A fairly typical ‘comp room’ (compositors’ room) showing various type cabinets and other equipment. To the left a typesetter is selecting individual metal characters, known as ‘sorts’, from a type tray. The man in the foreground on the right is making up pages of ‘standing type’ ready for inking up and ‘letterpress printing’

 

And there are only two cases

To round off, in typesetting there are just two cases, an ‘upper case’ and a ‘lower case’. As explained above, these are historic descriptions of the wooden sub-divided cases in which each of the accumulated quantities of each individual character, of one fount, were kept and withdrawn from to make up typeset pages. I repeat, for each typeface there was an ‘upper case’ containing all the capital letters, used mainly at the beginning of sentences (and with a single word-space between it and the preceding full stop), and the ‘lower case’ all the other (small) letters, together with punctuation marks and so on. There were a pair of these cases for every typeface in every size.

The expression ‘upper case’ and ‘lower case’ describes the relative position of each kind of case of ‘type’ on the stand or composing cabinet at which the ‘compositor’ stood when working. Two cases of type is all that can be comfortably worked at, though sometimes the ‘comp’ (short for ‘compositor’) had to leave his position in order to find a special ‘sort’.

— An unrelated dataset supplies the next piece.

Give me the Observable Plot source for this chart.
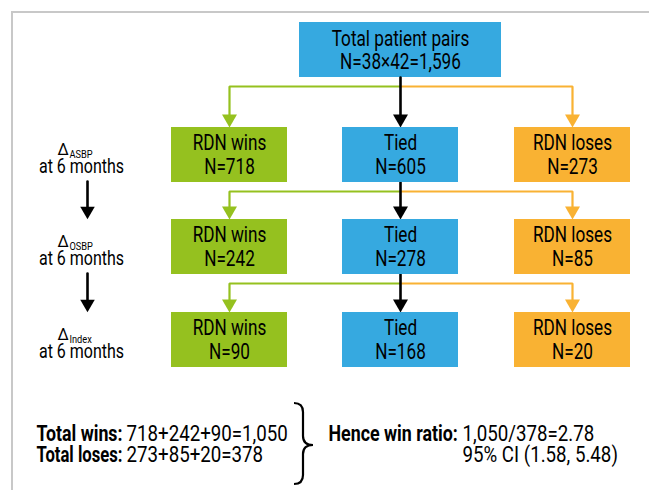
<!DOCTYPE html>
<html><head><meta charset="utf-8">
<script src="https://cdn.jsdelivr.net/npm/d3@7"></script>
<script src="https://cdn.jsdelivr.net/npm/@observablehq/plot@0.6"></script>
<style>
body{margin:0;background:#fff;}
#wrap{position:relative;width:649px;height:490px;overflow:hidden;}
#border{position:absolute;left:11px;top:11px;right:-5px;bottom:-5px;border-top:2px solid #c8c8c8;border-left:2px solid #c8c8c8;}
#chart{position:absolute;left:0;top:0;}
</style></head><body>
<div id="wrap"><div id="border"></div><div id="chart"></div></div>
<script>
// ---- data ----
const totalLabel = "Total patient pairs";
const totalFormula = "N=38×42=1,596";
const outcomes = ["RDN wins", "Tied", "RDN loses"];
const endpoints = ["ASBP", "OSBP", "Index"];
const endpointSuffix = "at 6 months";
const wins = [718, 242, 90];
const ties = [605, 278, 168];
const loses = [273, 85, 20];
const summaryLabels = ["Total wins:", "Total loses:"];
const ratioLabel = "Hence win ratio:";
const ciLow = 1.58, ciHigh = 5.48;

// ---- layout / style ----
const FONT = "Roboto, 'Noto Sans', sans-serif";
const colors = {"RDN wins": "#95c11f", "Tied": "#36a9e0", "RDN loses": "#f9b233"};
const colX = [229, 400, 572];
const boxW = 116, boxH = 55;
const rowTop = [127, 219, 312];
const connY = [86, 191, 283];
const topBox = {x1: 299, x2: 501, y1: 22, y2: 77};
const headH = 13;
const FS = 22;
// horizontal compression per text class (condensed look, text stays real text)
const squeeze = {"sq-main": 0.78, "sq-sub": 0.88, "sq-bottom": 0.85, "sq-ratio": 0.81};
const labelWidth = 86; // both bold summary labels span the same width

const fmt = d3.format(",");
const series = [wins, ties, loses];
const boxes = endpoints.flatMap((e, i) => outcomes.map((o, j) => ({row: i, col: j, outcome: o, n: series[j][i]})));

// connector paths
const paths = [];
endpoints.forEach((e, i) => {
  const tip = rowTop[i] - headH + 1;
  paths.push({id: `g${i}`, c: colors["RDN wins"], x: colX[1], y: connY[i]});
  paths.push({id: `g${i}`, c: colors["RDN wins"], x: colX[0], y: connY[i]});
  paths.push({id: `g${i}`, c: colors["RDN wins"], x: colX[0], y: tip});
  paths.push({id: `o${i}`, c: colors["RDN loses"], x: colX[1], y: connY[i]});
  paths.push({id: `o${i}`, c: colors["RDN loses"], x: colX[2], y: connY[i]});
  paths.push({id: `o${i}`, c: colors["RDN loses"], x: colX[2], y: tip});
});
const blackPaths = [];
endpoints.forEach((e, i) => {
  const srcBottom = i === 0 ? topBox.y2 : rowTop[i - 1] + boxH;
  blackPaths.push({id: `b${i}`, x: colX[1], y: srcBottom});
  blackPaths.push({id: `b${i}`, x: colX[1], y: rowTop[i] - headH + 1});
});
const heads = endpoints.flatMap((e, i) => [
  {x: colX[0], y: rowTop[i] - 8.66, c: colors["RDN wins"]},
  {x: colX[1], y: rowTop[i] - 8.66, c: "#000"},
  {x: colX[2], y: rowTop[i] - 8.66, c: colors["RDN loses"]}
]);

// left labels
const labX = 81, deltaX = 57, subX = 69, arrowX = 87;
const labels = endpoints.map((e, i) => ({e, deltaY: rowTop[i] + 27, monthsY: rowTop[i] + 45}));
const leftArrows = [];
const leftHeads = [];
for (let i = 0; i < endpoints.length - 1; i++) {
  leftArrows.push({id: i, x: arrowX, y: rowTop[i] + boxH - 1});
  leftArrows.push({id: i, x: arrowX, y: rowTop[i + 1] - headH + 1});
  leftHeads.push({x: arrowX, y: rowTop[i + 1] - 8.66});
}

// summary
const totWins = d3.sum(wins), totLoses = d3.sum(loses);
const summaryFormulas = [wins.join("+") + "=" + fmt(totWins), loses.join("+") + "=" + fmt(totLoses)];
const ratioLines = [fmt(totWins) + "/" + fmt(totLoses) + "=" + (totWins / totLoses).toFixed(2), `95% CI (${ciLow.toFixed(2)}, ${ciHigh.toFixed(2)})`];
const sumRows = [0, 1].map(k => ({k, y: 440 + k * 21}));

function braceMark(index, {x, y}) {
  const x0 = x(294), xm = x(303), xt = x(313);
  const y0 = y(403), ym = y(445), y1 = y(484), r = 9;
  const d = `M${x0},${y0} Q${xm},${y0} ${xm},${y0 + r} L${xm},${ym - r} Q${xm},${ym} ${xt},${ym} Q${xm},${ym} ${xm},${ym + r} L${xm},${y1 - r} Q${xm},${y1} ${x0},${y1}`;
  return d3.create("svg:path").attr("d", d).attr("fill", "none").attr("stroke", "#000").attr("stroke-width", 2.2).node();
}

const plot = Plot.plot({
  width: 649, height: 490,
  margin: 0,
  x: {domain: [0, 649], range: [0, 649], axis: null},
  y: {domain: [0, 490], range: [0, 490], axis: null},
  style: {fontFamily: FONT, background: "transparent", overflow: "visible"},
  marks: [
    Plot.rect([topBox], {x1: "x1", x2: "x2", y1: "y1", y2: "y2", fill: colors["Tied"]}),
    Plot.text([totalLabel], {x: (topBox.x1 + topBox.x2) / 2, y: topBox.y1 + 23, text: d => d, fontSize: FS, lineAnchor: "bottom", fill: "#000", className: "sq-main"}),
    Plot.text([totalFormula], {x: (topBox.x1 + topBox.x2) / 2, y: topBox.y1 + 46, text: d => d, fontSize: FS, lineAnchor: "bottom", fill: "#000", className: "sq-main"}),
    Plot.line(paths, {x: "x", y: "y", z: "id", stroke: d => d.c, strokeWidth: 2.2, strokeLinejoin: "miter", strokeLinecap: "butt"}),
    Plot.line(blackPaths, {x: "x", y: "y", z: "id", stroke: "#000", strokeWidth: 2.6}),
    Plot.dot(heads, {x: "x", y: "y", symbol: "triangle", rotate: 180, r: 5.57, fill: d => d.c, stroke: null}),
    Plot.rect(boxes, {x1: d => colX[d.col] - boxW / 2, x2: d => colX[d.col] + boxW / 2, y1: d => rowTop[d.row], y2: d => rowTop[d.row] + boxH, fill: d => colors[d.outcome]}),
    Plot.text(boxes, {x: d => colX[d.col], y: d => rowTop[d.row] + 22.5, text: "outcome", fontSize: FS, lineAnchor: "bottom", fill: "#000", className: "sq-main"}),
    Plot.text(boxes, {x: d => colX[d.col], y: d => rowTop[d.row] + 46, text: d => "N=" + d.n, fontSize: FS, lineAnchor: "bottom", fill: "#000", className: "sq-main"}),
    Plot.text(labels, {x: deltaX, y: "deltaY", text: () => "Δ", fontSize: 16, textAnchor: "start", lineAnchor: "bottom"}),
    Plot.text(labels, {x: subX, y: d => d.deltaY + 3, text: "e", fontSize: 10.5, textAnchor: "start", lineAnchor: "bottom", className: "sq-sub"}),
    Plot.text(labels, {x: labX, y: "monthsY", text: () => endpointSuffix, fontSize: 20.5, lineAnchor: "bottom", className: "sq-main"}),
    Plot.line(leftArrows, {x: "x", y: "y", z: "id", stroke: "#000", strokeWidth: 2.6}),
    Plot.dot(leftHeads, {x: "x", y: "y", symbol: "triangle", rotate: 180, r: 5.4, fill: "#000", stroke: null}),
    Plot.text(sumRows, {x: 36, y: "y", text: d => summaryLabels[d.k], fontSize: FS, fontWeight: "bold", textAnchor: "start", lineAnchor: "bottom", className: "fit-label"}),
    Plot.text(sumRows, {x: 36 + labelWidth + 4, y: "y", text: d => summaryFormulas[d.k], fontSize: FS, textAnchor: "start", lineAnchor: "bottom", className: "sq-bottom"}),
    braceMark,
    Plot.text([sumRows[0]], {x: 328, y: "y", text: () => ratioLabel, fontSize: FS, fontWeight: "bold", textAnchor: "start", lineAnchor: "bottom", className: "sq-ratio"}),
    Plot.text(sumRows, {x: 462, y: "y", text: d => ratioLines[d.k], fontSize: FS, textAnchor: "start", lineAnchor: "bottom", className: "sq-bottom"})
  ]
});
document.getElementById("chart").appendChild(plot);
for (const [cls, f] of Object.entries(squeeze)) {
  plot.querySelectorAll(`g.${cls} text`).forEach(t => {
    const L = t.getComputedTextLength();
    if (L > 0) {
      t.setAttribute("textLength", (L * f).toFixed(2));
      t.setAttribute("lengthAdjust", "spacingAndGlyphs");
    }
  });
}
plot.querySelectorAll("g.fit-label text").forEach(t => {
  t.setAttribute("textLength", labelWidth);
  t.setAttribute("lengthAdjust", "spacingAndGlyphs");
});
</script>
</body></html>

Where has this latest nonsense of ‘title case’ come from?

Historically, the terms ‘upper case’ and ‘lower case’ actually refer to the typecases containing the type, and not to the type itself.

There is no need to invent the concept of a third case ‘title case’, in any event is utter nonsense, since titles are best set in small-caps (with the appropriate letter-spacing, of course), or a ‘titling’ fount if held in the shop. (A titling fount is where there are only capital letters, cast on the full body of the type size concerned, so, because there is no lower-case type, you don’t need to cater for the descenders – but we are now drifting into greater detail than appropriate for a short and very generalized article such as this one.)

If your design requires setting the titles in ‘Upper- and Lower-case’ type, with a capital letter for each initial, it is simply described as ‘setting in Upper- and Lower-’, or ‘U/L/C’ for brevity), if there is any fear of misunderstanding, you can specify the setting to have ‘cap initials’ on every word. This is poor design practice, and leads to such dilemmas as whether to set some words, for example, ‘the’ or ‘a’ in caps or lower-case.

And we haven’t even thought about the design of typefaces themselves. This is another area of massive misunderstanding, so much so that like most things that amateurs do with their computers, it is all thought to be easy. The only thing easy about type design and its use is to assume there is not much to it.